Rev. Lawson was one of the most influential yet often unsung leaders of the civil rights era. He rose to the national stage as a strategist whose vision and ethics shaped some of the most pivotal campaigns in American history. He dedicated his long, rich life to dismantling racial, social, and economic injustice.
Lawson's story began far from the national spotlight. One of nine children in a working-class Ohio family, and the son and grandson of Methodist ministers, he was licensed to preach before graduating from high school.
In this vital memoir, Lawson recalls serving time in prison for refusing the Korean War draft, learning from independence movements during three years in India and Africa, and developing a disciplined system of nonviolent direct action centered in love and moral clarity which became the foundation for a new kind of revolution in America.
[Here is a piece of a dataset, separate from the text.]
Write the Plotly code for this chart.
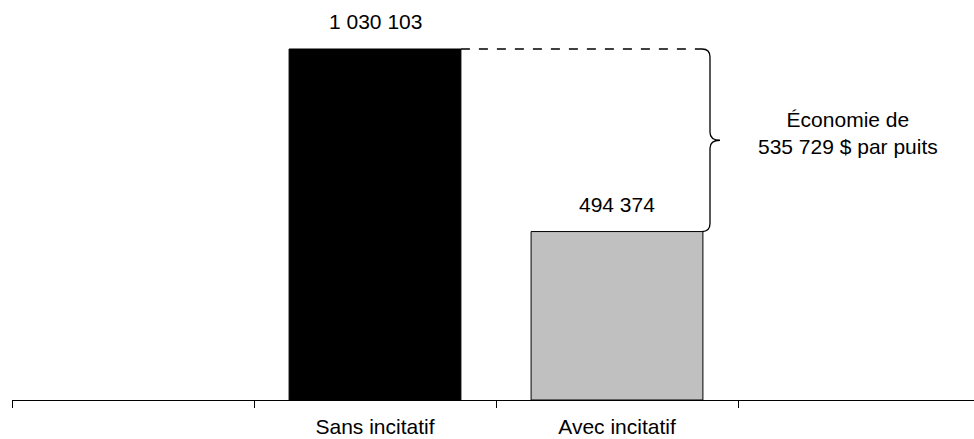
import plotly.graph_objects as go

categories = ["Sans incitatif", "Avec incitatif"]
values = [1030103, 494374]
all_categories = [" ", "Sans incitatif", "Avec incitatif", "  "]
bar_colors = ["#000000", "#C0C0C0"]

def fmt(v):
    return f"{v:,}".replace(",", " ")

W, H = 974, 439
ml, mr, mt, mb = 12, 0, 10, 39
plot_h = H - mt - mb
plot_w = W - ml - mr
cat_px = 242.0
ymax = values[0] * plot_h / 351.0

def px_to_x(px):  # page pixel -> category-index coordinate
    return (px - ml) / cat_px - 0.5

def px_h_to_y(h):
    return h * ymax / plot_h

font = dict(family="Liberation Sans, Arial, sans-serif", size=21, color="#000000")

fig = go.Figure()
fig.add_trace(go.Bar(
    x=categories, y=values, width=0.71,
    marker=dict(color=bar_colors, line=dict(color="#000000", width=1)),
    hoverinfo="skip", showlegend=False,
))

for c, v in zip(categories, values):
    fig.add_annotation(x=c, y=v, text=fmt(v), showarrow=False,
                       yanchor="bottom", yshift=14, font=font)

top, bot = values[0], values[1]
mid = (top + bot) / 2
xb0 = px_to_x(702)
xb1 = px_to_x(710)
xt = px_to_x(720)
r = px_h_to_y(8)

fig.add_shape(type="line", xref="x", yref="y",
              x0=1 + 0.355, x1=xb0, y0=top, y1=top,
              line=dict(color="#000000", width=1.3, dash="dash"))

path = (f"M {xb0},{top} Q {xb1},{top} {xb1},{top - r} "
        f"L {xb1},{mid + r} Q {xb1},{mid} {xt},{mid} "
        f"Q {xb1},{mid} {xb1},{mid - r} "
        f"L {xb1},{bot + r} Q {xb1},{bot} {xb0},{bot}")
fig.add_shape(type="path", xref="x", yref="y", path=path,
              line=dict(color="#000000", width=1.3))

saving = values[0] - values[1]
tx = px_to_x(848)
fig.add_annotation(x=tx, y=mid, text=f"Économie de<br>{fmt(saving)} $ par puits",
                   showarrow=False, yanchor="middle", yshift=7, font=font)

fig.update_layout(
    width=W, height=H,
    margin=dict(l=ml, r=mr, t=mt, b=mb),
    paper_bgcolor="#FFFFFF", plot_bgcolor="#FFFFFF",
    font=font,
)
fig.update_xaxes(
    type="category", categoryorder="array", categoryarray=all_categories,
    range=[-0.5, -0.5 + plot_w / cat_px],
    tickson="boundaries", ticks="outside", ticklen=7, tickcolor="#000000",
    tickwidth=1, showline=True, linecolor="#000000", linewidth=1,
    showgrid=False, zeroline=False, tickfont=font, ticklabelstandoff=8,
)
fig.update_yaxes(range=[0, ymax], visible=False, showgrid=False, zeroline=False)

fig.write_html(
    "out.html",
    config={"displayModeBar": False},
    post_script="document.body.style.margin='0';document.documentElement.style.overflow='hidden';",
)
He taught nonviolence to the Little Rock Nine, the Mississippi Freedom Summer volunteers, and countless other civil rights foot soldiers. He was a leader in the 1960 Nashville sit-ins, the 1963 Birmingham campaign, the 1966 Meredith March Against Fear, and the 1968 Memphis sanitation workers' strike.
Nonviolent delivers an intimate self-portrait of Lawson as a man who consistently recognized the inherent dignity of everyone, even those who opposed him. His narrative challenges all forms of violence, including police brutality, enforced poverty, and what he called plantation capitalism. It shows his quest for justice continuing well into the 21st century, as he helped foster a more inclusive labor movement and an enduring immigrant rights movement in Los Angeles.
Nonviolent is at once a riveting historical narrative from a central figure in global liberation and a testament to what it means to compel a nation to live up to its founding ideals of liberty and justice for all.
Rev. James Lawson Jr. is one of the most influential thought leaders of the twentieth century, and an organizer and teacher of nonviolent direct action for more than sixty years. Rev. Lawson was central to the rise of the Civil Rights Movement and key to the emergence of Los Angeles as a center of both the resurgent, contemporary labor movement and the ongoing immigrant rights movement.
Emily Yellin is a journalist, author, and producer. A longtime contributor to The New York Times, she is also the author of Our Mothers' War and Your Call Is Not That Important to Us. She produced a ten-part video series for The Root called 1,300 Men: Memphis Strike '68, which has millions of views worldwide. She first met Rev. Lawson when she was five and attended elementary school in Memphis with his oldest son, John.